According to a Gothamist summary of the Climate Act: “Seggos, the DEC commissioner, said the draft plan is meant to generate a framework and solicit input on how the state can meet its climate goals, not provide a policy-by-policy cost estimate.” With all due respect to the commissioner, I believe it is inappropriate to rely on a “framework” to claim that renewable energy resources can provide adequate and reliable electric service affordably. Furthermore, a critically important criterion for the public is cost and this response suggests that they don’t plan to provide ratepayer cost impacts.
Conclusion
The Overview lists some talking points to describe the Draft Scoping Plan comment process. However, there is no substance so it is not clear how the process will proceed. It has been a month since the start of the comment period and the only information provided is the Overview.

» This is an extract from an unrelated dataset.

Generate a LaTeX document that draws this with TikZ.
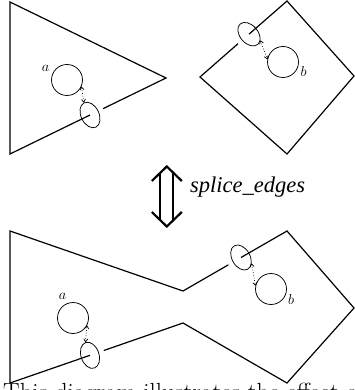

I submitted a comment that addressed the main points of this post. The points in my comment included the following. A feasibility analysis accepted by all the organizations responsible for New York electric system reliability is the most important clarification item that needs to be addressed. The Council should prepare overview presentations of various aspects of the strategies needed to meet the Climate Act. The comment process also has to address technical issues related to reliability, affordability and benefits such that questions raised are answered is sufficient time that comments can be prepared based on the responses. Those technical issues are so important that it would be appropriate to schedule workshops that can focus on them.
If you agree with this discussion and conclusions, please consider submitting your own comment. The more people that comment the better and I am sure that the environmental advocacy organizations are asking their members to comment. I deliberately did not suggest specific comments for others because comments reflecting your personal take on the issue are more persuasive than copying someone else’s text.